What to work on: Starting at the first line of the data below, retype every line up to and including the one containing "const yTicks = [0,2,4,6,8];".

---

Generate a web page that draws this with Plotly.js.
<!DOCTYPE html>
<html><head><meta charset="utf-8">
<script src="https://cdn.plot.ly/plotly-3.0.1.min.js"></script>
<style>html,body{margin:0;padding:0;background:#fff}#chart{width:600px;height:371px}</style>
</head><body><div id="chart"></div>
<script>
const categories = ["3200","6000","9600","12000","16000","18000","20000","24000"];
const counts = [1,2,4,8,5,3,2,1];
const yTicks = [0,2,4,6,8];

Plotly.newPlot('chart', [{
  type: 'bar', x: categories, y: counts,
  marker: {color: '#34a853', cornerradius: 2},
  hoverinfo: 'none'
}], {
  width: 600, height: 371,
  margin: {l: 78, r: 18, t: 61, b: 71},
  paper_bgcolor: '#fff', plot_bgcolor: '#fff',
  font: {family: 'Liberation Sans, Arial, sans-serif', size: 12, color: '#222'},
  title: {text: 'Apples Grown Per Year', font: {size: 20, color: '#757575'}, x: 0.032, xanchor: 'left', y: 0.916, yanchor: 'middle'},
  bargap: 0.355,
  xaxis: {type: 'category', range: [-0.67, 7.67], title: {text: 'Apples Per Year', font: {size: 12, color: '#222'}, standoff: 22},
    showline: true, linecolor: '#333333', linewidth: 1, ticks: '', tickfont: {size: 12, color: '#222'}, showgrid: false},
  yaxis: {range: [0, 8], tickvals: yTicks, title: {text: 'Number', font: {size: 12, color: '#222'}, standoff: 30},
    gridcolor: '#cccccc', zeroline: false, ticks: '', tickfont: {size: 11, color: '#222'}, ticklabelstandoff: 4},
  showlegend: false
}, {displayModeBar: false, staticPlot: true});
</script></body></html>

---

Final result:
Generate a web page that draws this with Plotly.js.
<!DOCTYPE html>
<html><head><meta charset="utf-8">
<script src="https://cdn.plot.ly/plotly-3.0.1.min.js"></script>
<style>html,body{margin:0;padding:0;background:#fff}#chart{width:600px;height:371px}</style>
</head><body><div id="chart"></div>
<script>
const categories = ["3200","6000","9600","12000","16000","18000","20000","24000"];
const counts = [1,2,4,8,5,3,2,1];
const yTicks = [0,2,4,6,8];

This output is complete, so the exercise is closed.